When the gas sulfur dioxide, SO₂, reacts with water an acid is formed.

Draw the lewis diagram of the sulfur containing ion that is produced in this reaction and state the bond angle in the ion.

Excess aqueous sulfur dioxide, SO₂, can also react with sodium hydroxide solution, NaOH (aq), in an acid base reaction to form a sulfate (IV) salt in two stages.

Give both reactions, including state symbols, for the formation of the salt.

Phosphoric acid, P₄O₁₀ (aq), reacts with sodium hydroxide solution, NaOH (aq), to form a phosphate salt.

i) Write the overall equation for this reaction, including state symbols.

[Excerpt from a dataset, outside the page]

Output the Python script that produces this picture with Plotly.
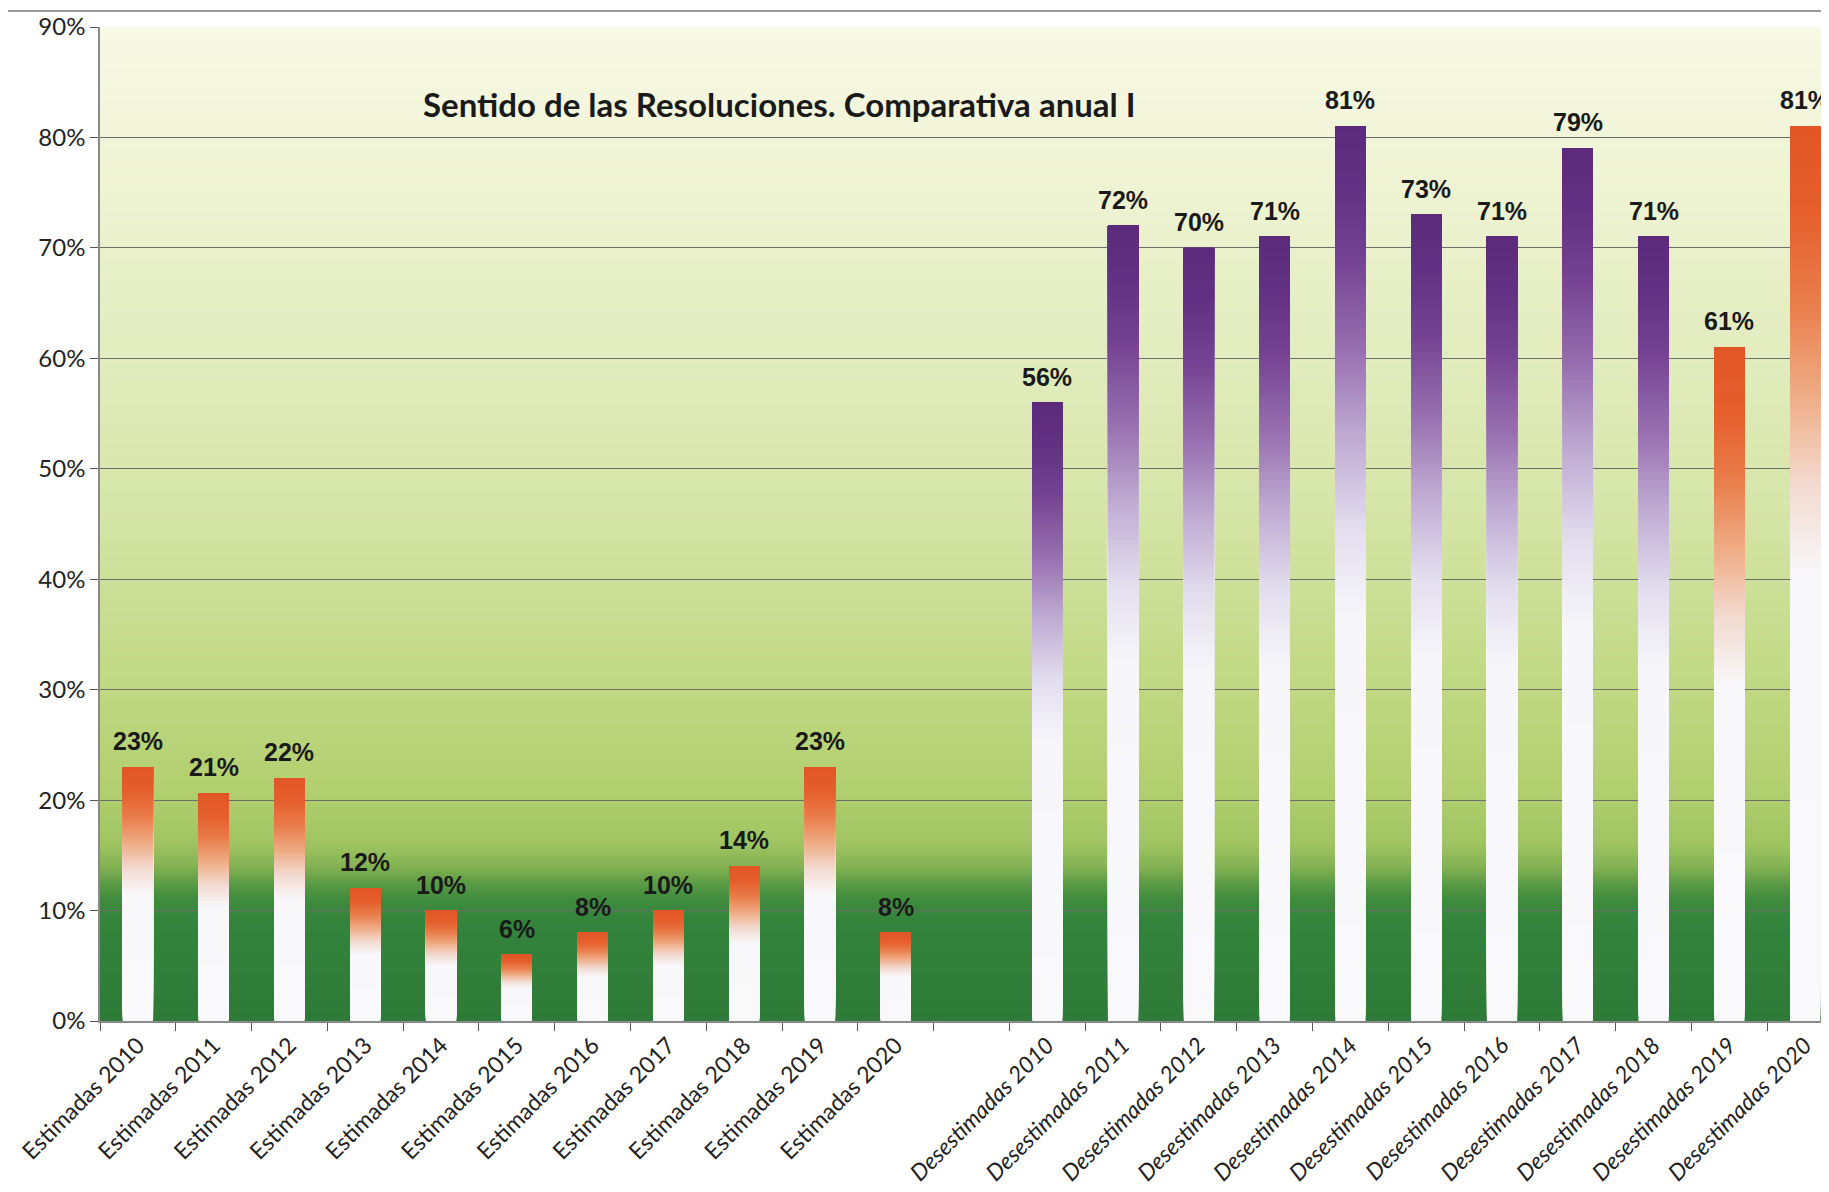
import zlib, struct, base64
import plotly.graph_objects as go

# ---------------- data ----------------
estimadas_labels = ["Estimadas 2010", "Estimadas 2011", "Estimadas 2012", "Estimadas 2013",
                    "Estimadas 2014", "Estimadas 2015", "Estimadas 2016", "Estimadas 2017",
                    "Estimadas 2018", "Estimadas 2019", "Estimadas 2020"]
desestimadas_labels = ["Desestimadas 2010", "Desestimadas 2011", "Desestimadas 2012",
                       "Desestimadas 2013", "Desestimadas 2014", "Desestimadas 2015",
                       "Desestimadas 2016", "Desestimadas 2017", "Desestimadas 2018",
                       "Desestimadas 2019", "Desestimadas 2020"]
estimadas = [0.23, 0.206, 0.22, 0.12, 0.10, 0.06, 0.08, 0.10, 0.14, 0.23, 0.08]
desestimadas = [0.56, 0.72, 0.70, 0.71, 0.81, 0.73, 0.71, 0.79, 0.71, 0.61, 0.81]
desestimadas_tone = ["purple"] * 9 + ["orange", "orange"]
title_text = "Sentido de las Resoluciones. Comparativa anual I"

GAP = " "
categories = estimadas_labels + [GAP] + desestimadas_labels
values = estimadas + [None] + desestimadas
tones = ["orange"] * len(estimadas) + ["orange"] + desestimadas_tone
tick_text = estimadas_labels + [""] + ["<i>%s</i>" % t for t in desestimadas_labels]

# ---------------- styles ----------------
STOPS = {
    "orange": [(0.0, (249, 249, 251)), (0.50, (248, 247, 249)), (0.60, (242, 218, 208)),
               (0.70, (239, 172, 133)), (0.80, (233, 126, 76)), (0.90, (229, 96, 46)),
               (1.0, (226, 86, 38))],
    "purple": [(0.0, (249, 249, 252)), (0.45, (247, 246, 250)), (0.55, (226, 222, 238)),
               (0.65, (192, 172, 211)), (0.75, (152, 112, 176)), (0.85, (117, 67, 146)),
               (0.93, (99, 49, 131)), (1.0, (93, 43, 123))],
}


def interp(stops, f):
    for (f0, c0), (f1, c1) in zip(stops[:-1], stops[1:]):
        if f0 <= f <= f1:
            t = 0 if f1 == f0 else (f - f0) / (f1 - f0)
            return tuple(round(a + (b - a) * t) for a, b in zip(c0, c1))
    return stops[-1][1]


def rgb(c):
    return "rgb(%d,%d,%d)" % c


BG_STOPS = [(0.0, (46, 122, 56)), (0.09, (52, 132, 60)), (0.11, (64, 139, 62)),
            (0.125, (92, 156, 70)), (0.14, (132, 178, 84)), (0.16, (160, 196, 98)),
            (0.21, (178, 207, 112)), (0.30, (192, 216, 130)), (0.45, (212, 228, 165)),
            (0.60, (226, 236, 190)), (0.75, (238, 243, 210)), (0.90, (248, 249, 230))]


def make_png(rows):
    raw = b"".join(b"\x00" + bytes(c) for c in rows)

    def chunk(tag, data):
        return (struct.pack(">I", len(data)) + tag + data +
                struct.pack(">I", zlib.crc32(tag + data) & 0xffffffff))
    png = b"\x89PNG\r\n\x1a\n"
    png += chunk(b"IHDR", struct.pack(">IIBBBBB", 1, len(rows), 8, 2, 0, 0, 0))
    png += chunk(b"IDAT", zlib.compress(raw, 9))
    png += chunk(b"IEND", b"")
    return "data:image/png;base64," + base64.b64encode(png).decode()


NROWS = 400
bg_rows = [interp(BG_STOPS, 0.9 * (1 - (i + 0.5) / NROWS)) for i in range(NROWS)]
bg_uri = make_png(bg_rows)

fig = go.Figure()

N = 200
for k in range(N):
    f_lo = k / N
    f_mid = (k + 0.5) / N
    fig.add_trace(go.Bar(
        x=categories,
        y=[None if v is None else v * (1 - f_lo) for v in values],
        base=[None if v is None else v * f_lo for v in values],
        marker=dict(color=[rgb(interp(STOPS[t], f_mid)) for t in tones], line=dict(width=0)),
        width=0.4, hoverinfo="skip", showlegend=False,
    ))

label_font = dict(family="Liberation Sans", size=25, color="#1a1a1a", weight=700)
annotations = [
    dict(x=c, y=v, xref="x", yref="y", text=f"{v:.0%}", showarrow=False,
         xanchor="center", yanchor="bottom", yshift=10, font=label_font)
    for c, v in zip(categories, values) if v is not None
]

plot_w = 1829 - 92
plot_h = 1013 - 19

annotations.append(dict(text=title_text, xref="paper", yref="paper",
                        x=(771 - 92) / plot_w, y=(1013 - 96) / plot_h,
                        xanchor="center", yanchor="middle", showarrow=False,
                        font=dict(family="Lato", size=33, color="#1a1a1a", weight=700)))

fig.update_layout(
    width=1829, height=1192,
    margin=dict(l=92, r=0, t=19, b=179),
    paper_bgcolor="white", plot_bgcolor="rgba(0,0,0,0)",
    barmode="overlay", bargap=0.6,
    images=[dict(source=bg_uri, xref="paper", yref="y", x=0, y=0.9, sizex=1, sizey=0.9,
                 sizing="stretch", xanchor="left", yanchor="top", layer="below")],
    xaxis=dict(type="category", categoryorder="array", categoryarray=categories,
               range=[-0.5, 22.42], tickmode="array", tickvals=categories, ticktext=tick_text,
               tickangle=-45, tickfont=dict(family="Lato", size=23, color="#222"),
               ticks="outside", tickson="boundaries", ticklen=8, tickcolor="#555",
               showline=True, linecolor="#8a8a8a", linewidth=1.5, showgrid=False),
    yaxis=dict(range=[0, 0.9], dtick=0.1, tickformat=".0%",
               tickfont=dict(family="Lato", size=24, color="#222"),
               ticks="outside", ticklen=8, tickcolor="#555",
               showgrid=True, gridcolor="#6e6e6e", gridwidth=1.3,
               showline=True, linecolor="#8a8a8a", linewidth=1.5, zeroline=False),
    annotations=annotations,
    shapes=[dict(type="line", xref="paper", yref="paper", x0=-92 / plot_w, x1=1,
                 y0=(1013 - 3) / plot_h, y1=(1013 - 3) / plot_h,
                 line=dict(color="#9a9a9a", width=2))],
)

fig.write_html("out.html")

ii) Using oxidation numbers, state whether the reaction is a redox reaction.

The acid-base character of the Period 3 oxides changes from sodium to sulfur. In terms of electronegativity of the Period 3 element, explain why the acid-base character changes. 

Cola drinks contain phosphoric acid, H₃PO₄, which contributes to the taste of the drink. The acidic nature of the drink can also cause damage to tooth enamel.

A student took a 20% solution of cola which was boiled for 30 minutes using a heat plate and a magnetic stirrer and allowed to cool. They added small portions of 0.010 mol dm^-3 sodium hydroxide from a burette to 30.00 cm³ of the cola solution.

A pH meter recorded the pH of the initial solution and after every addition of sodium hydroxide. The student found that it took 12.05 cm³ of sodium hydroxide to neutralise the cola solution.

i) Suggest why the student boiled the cola solution before the experiment.

ii) Explain why would it not be suitable for an indicator to be used when carrying out this titration. 

Calculate the concentration of phosphoric acid, H₃PO₄, in the 20% sample of cola solution, and therefore in the original cola.

When phosphorus (V) oxide reacts with water it will produce phosphoric acid.

i) Write an equation to show the reaction between phosphoric acid and include the expected pH of the resulting solution.

ii) Explain why the melting point of phosphorus (V) oxide is relatively low compared to most other Period 3 oxides.